Nalbandian reached the Wimbledon final in 2002 before losing to Australia's Lleyton Hewitt and 10 years later he is back in the final of a grass-court event for the first time since that memorable run at the All England Club.
The 30-year-old Argentine, seeded 10th, drew on his vast experience to subdue rising star Dimitrov and complete a remarkable run of three wins in 48 hours.
After rain caused a fixture pile-up on Friday, Nalbandian showed impressive durability to come from a set down to win against Edouard Roger-Vasselin and then Xavier Malisse.
Despite such a gruelling schedule, Nalbandian showed no signs of tiredness against Dimitrov and his reward is a first appearance in the Queen's final and his first ATP Tour final since Auckland in January 2011.
"I'm very happy. I've played this tournament quite a few times and I never reached the final, so I'm happy to be on court tomorrow (Sunday)," Nalbandian said.
"It's a long time since I made a final on grass but I don't go to the computer and see how long it is, so I don't really care.
"Marin is a tough player but I'm in good shape so let's see what happens."
Dimitrov was broken three times in the first set as Nalbandian took advantage of the 21-year-old's jitters in his first ATP semi-final to open up a one-set lead.
Nalbandian looked on course for an easy win when he broke in the third game of the second set.
Faced with a lacklustre exit, Dimitrov finally began to play with some freedom and he unfurled a trio of sumptuous winners to break back in the sixth game.
But Nalbandian had too much experience for Dimitrov and moved him cleverly out of position to break for a 5-4 lead before serving out the match.
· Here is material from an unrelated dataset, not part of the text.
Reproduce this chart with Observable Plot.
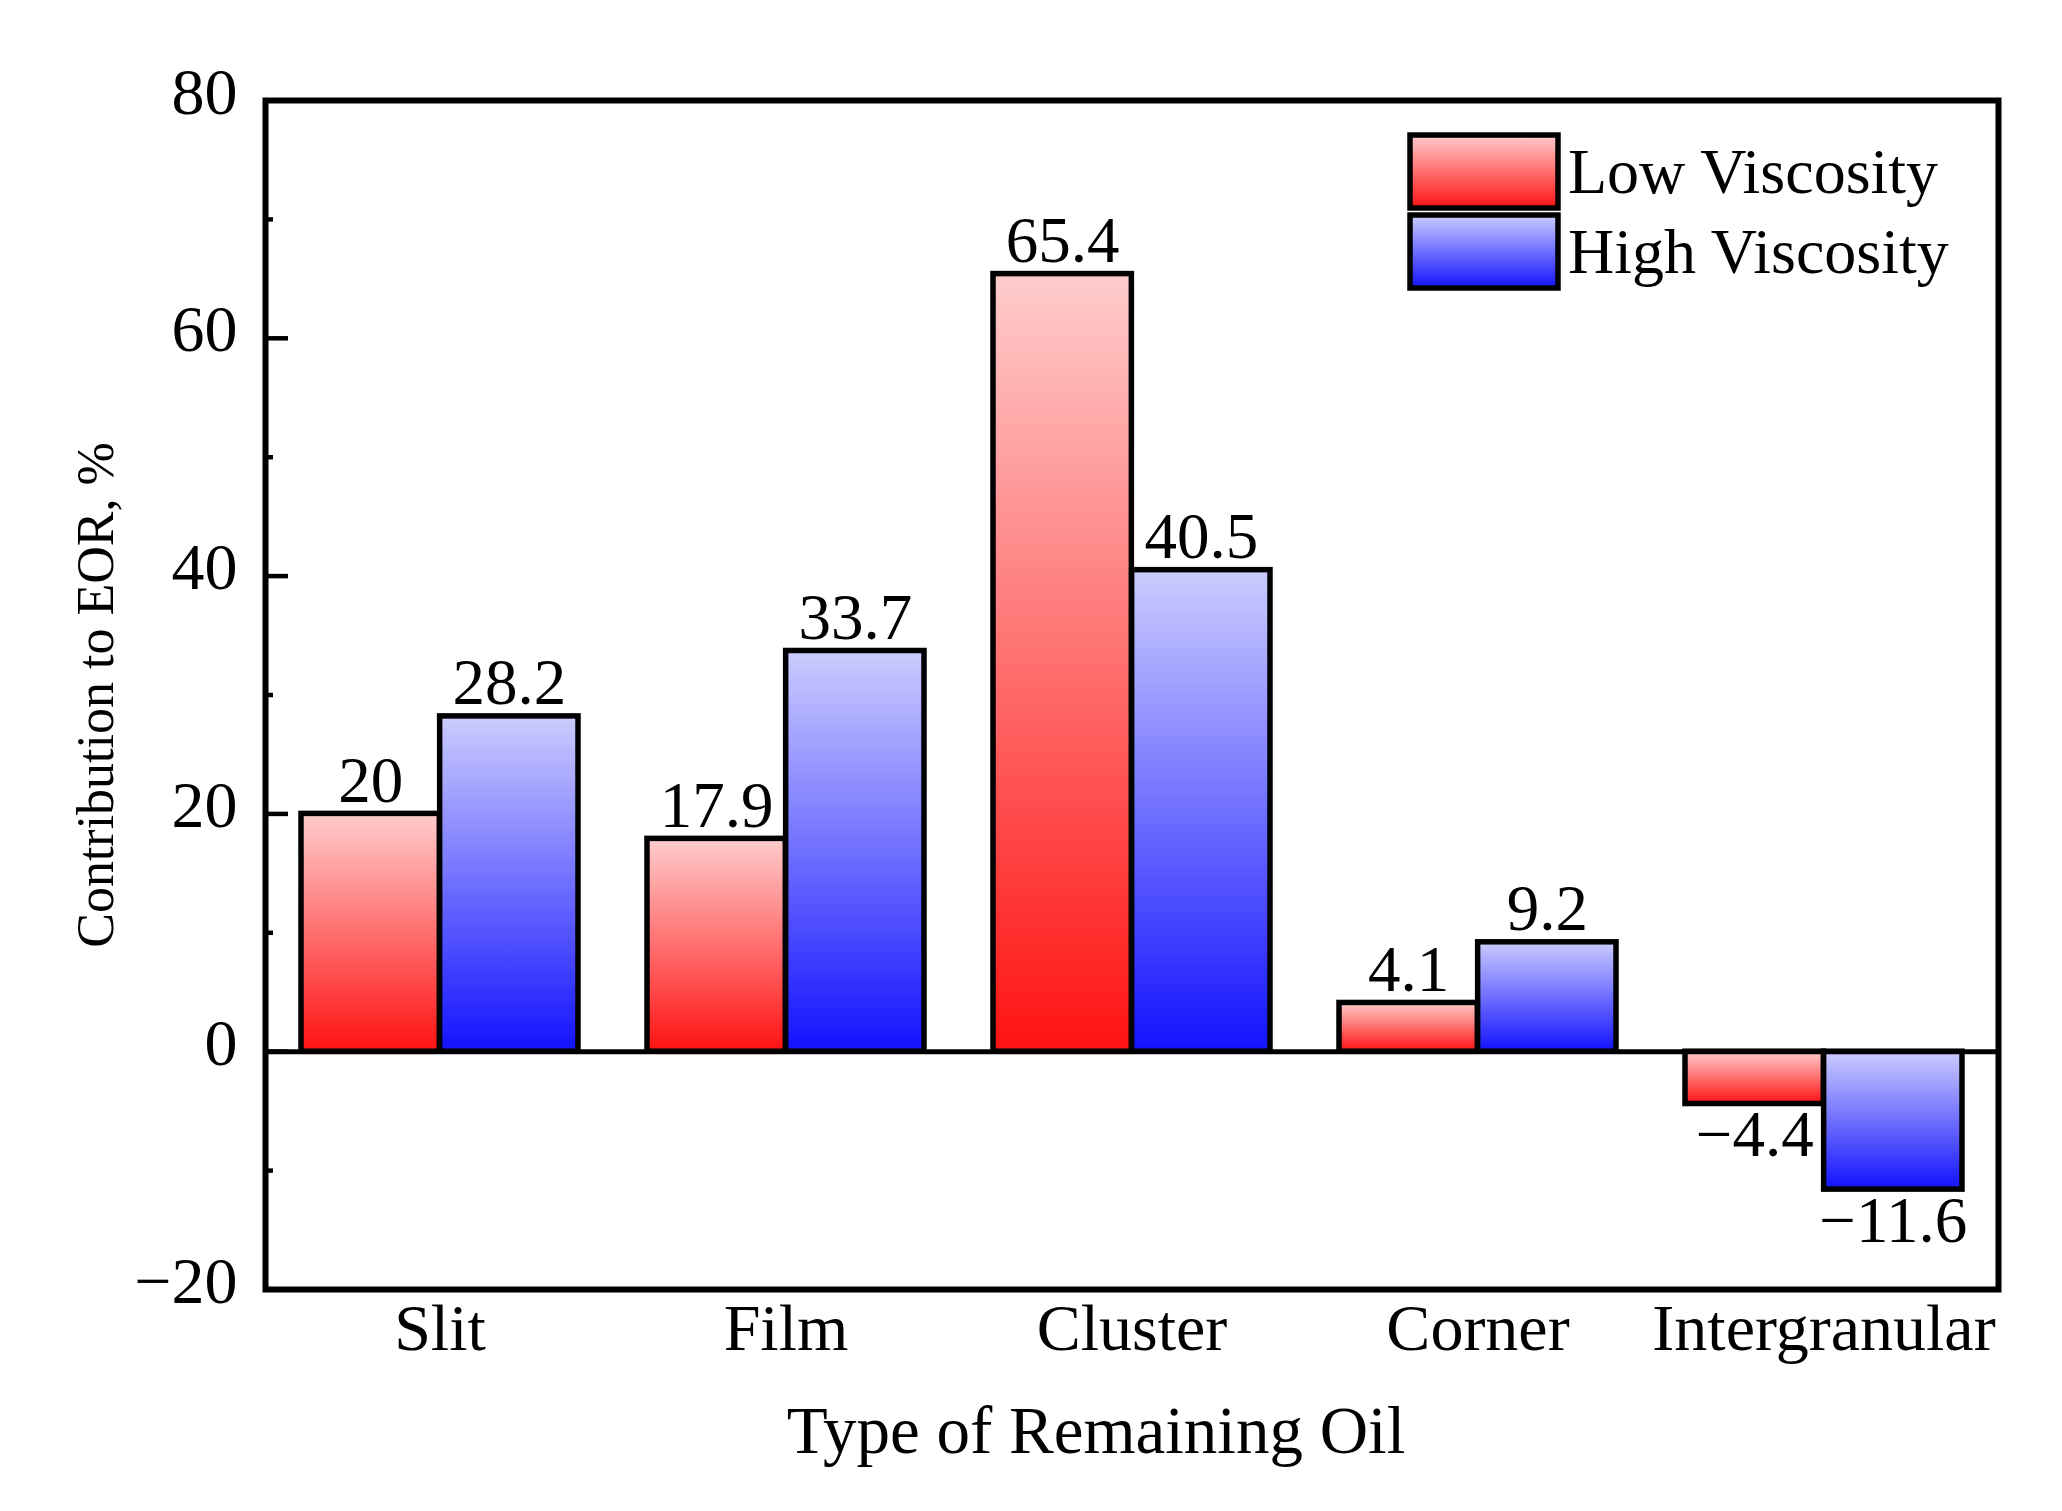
<!DOCTYPE html>
<html><head><meta charset="utf-8">
<script src="https://cdn.jsdelivr.net/npm/d3@7"></script>
<script src="https://cdn.jsdelivr.net/npm/@observablehq/plot@0.6"></script>
<style>body{margin:0;background:#fff;} svg{display:block;}</style>
</head><body><div id="chart"></div>
<script>
const categories = ["Slit", "Film", "Cluster", "Corner", "Intergranular"];
const series = ["Low Viscosity", "High Viscosity"];
const lowValues = [20, 17.9, 65.4, 4.1, -4.4];
const highValues = [28.2, 33.7, 40.5, 9.2, -11.6];
const yTicks = [-20, 0, 20, 40, 60, 80];
const yMinorTicks = [-10, 10, 30, 50, 70];
const xTitle = "Type of Remaining Oil";
const yTitle = "Contribution to EOR, %";

const low = categories.map((c, i) => ({category: c, series: series[0], value: lowValues[i]}));
const high = categories.map((c, i) => ({category: c, series: series[1], value: highValues[i]}));

const W = 2062, H = 1511, mL = 265, mR = 64, mT = 100, mB = 222;
const plotW = W - mL - mR;
const band = plotW / categories.length * 0.8;
const half = band / 2;
const fmt = v => String(v).replace("-", "\u2212");
const font = "'Liberation Serif', 'Times New Roman', serif";
const NS = "http://www.w3.org/2000/svg";

const defsMark = () => {
  const defs = document.createElementNS(NS, "defs");
  defs.innerHTML = `
    <linearGradient id="gradLow" x1="0" y1="0" x2="0" y2="1">
      <stop offset="0" stop-color="#ffcccc"/><stop offset="1" stop-color="#ff1212"/>
    </linearGradient>
    <linearGradient id="gradHigh" x1="0" y1="0" x2="0" y2="1">
      <stop offset="0" stop-color="#ccccff"/><stop offset="1" stop-color="#1212ff"/>
    </linearGradient>`;
  return defs;
};

const legendMark = (index, scales, values, dim) => {
  const g = document.createElementNS(NS, "g");
  const x0 = dim.width - dim.marginRight - 588;
  const y0 = dim.marginTop + 35;
  const grads = ["url(#gradLow)", "url(#gradHigh)"];
  series.forEach((s, i) => {
    const y = y0 + i * 80;
    const r = document.createElementNS(NS, "rect");
    r.setAttribute("x", x0); r.setAttribute("y", y);
    r.setAttribute("width", 148); r.setAttribute("height", 73);
    r.setAttribute("fill", grads[i]); r.setAttribute("stroke", "black"); r.setAttribute("stroke-width", 5.5);
    g.appendChild(r);
    const t = document.createElementNS(NS, "text");
    t.setAttribute("x", x0 + 158); t.setAttribute("y", y + 58);
    t.setAttribute("text-anchor", "start");
    t.setAttribute("font-size", 64); t.setAttribute("font-family", font); t.setAttribute("fill", "black");
    t.textContent = s;
    g.appendChild(t);
  });
  return g;
};

const chart = Plot.plot({
  width: W, height: H,
  marginLeft: mL, marginRight: mR, marginTop: mT, marginBottom: mB,
  style: {fontFamily: font, fontSize: "65px", color: "black", background: "white"},
  x: {domain: categories, paddingInner: 0.2, paddingOuter: 0.1},
  y: {domain: [-20, 80]},
  marks: [
    defsMark,
    Plot.barY(low, {x: "category", y: "value", fill: "url(#gradLow)", stroke: "black", strokeWidth: 5.5, insetRight: half}),
    Plot.barY(high, {x: "category", y: "value", fill: "url(#gradHigh)", stroke: "black", strokeWidth: 5.5, insetLeft: half}),
    Plot.ruleY([0], {stroke: "black", strokeWidth: 5}),
    Plot.ruleY(yTicks.filter(v => v > -20 && v < 80), {stroke: "black", strokeWidth: 4.5, insetRight: plotW - 23}),
    Plot.ruleY(yMinorTicks, {stroke: "black", strokeWidth: 4.5, insetRight: plotW - 8}),
    Plot.frame({stroke: "black", strokeWidth: 6}),
    Plot.axisY({ticks: yTicks, tickSize: 0, tickPadding: 28, fontSize: 66, dy: -8, label: null}),
    Plot.axisX({tickSize: 0, tickPadding: 14, fontSize: 66, label: null}),
    Plot.text(low.filter(d => d.value >= 0), {x: "category", y: "value", text: d => fmt(d.value), dx: -half / 2, dy: -12, lineAnchor: "bottom", fontSize: 65}),
    Plot.text(high.filter(d => d.value >= 0), {x: "category", y: "value", text: d => fmt(d.value), dx: half / 2, dy: -12, lineAnchor: "bottom", fontSize: 65}),
    Plot.text(low.filter(d => d.value < 0), {x: "category", y: "value", text: d => fmt(d.value), dx: -half / 2, dy: 6, lineAnchor: "top", fontSize: 65}),
    Plot.text(high.filter(d => d.value < 0), {x: "category", y: "value", text: d => fmt(d.value), dx: half / 2, dy: 6, lineAnchor: "top", fontSize: 65}),
    Plot.text([xTitle], {frameAnchor: "bottom", text: d => d, dy: 163, dx: -36, lineAnchor: "bottom", fontSize: 67}),
    Plot.text([yTitle], {frameAnchor: "left", textAnchor: "middle", text: d => d, dx: -169, rotate: -90, fontSize: 52}),
    legendMark
  ]
});
document.getElementById("chart").appendChild(chart);
</script>
</body></html>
Earlier, Cilic beat former champion Sam Querrey 6-3, 3-6, 6-3 in the other semi-final to become the first Croat to reach the Queen's final since Ivo Karlovic in 2005.
After missing the first seven weeks of the season with a knee injury, Cilic has gradually rediscovered his form and his shot-making ability eventually wore down Querrey.
"It was very difficult," Cilic said. "Especially in that third game having to save eight or nine break points, and then struggling a little bit with the rhythm and with the nerves.
"In the past I have found it hard to get used to the grass but this year I came a little bit earlier, had enough time on grass, and I was hitting the ball well.
"It's definitely a great week for me and great preparation for Wimbledon."
Sixth seed Cilic was soon under pressure in windy conditions, but he showed remarkable resolve to fend off nine break points in an epic third game that lasted 20 minutes.
Querrey, who needed treatment on his right thumb midway through the first set, initially seemed shell-shocked by his failure to convert so many break opportunities.
He struggled to find any rhythm and a tame forehand from the American on the first of three break points handed Cilic the chance to serve out the set.
Querrey finally recovered his equilibrium and took the second set.
But Cilic had too much firepower to be kept at bay for long and he broke twice in the final set to seal the win.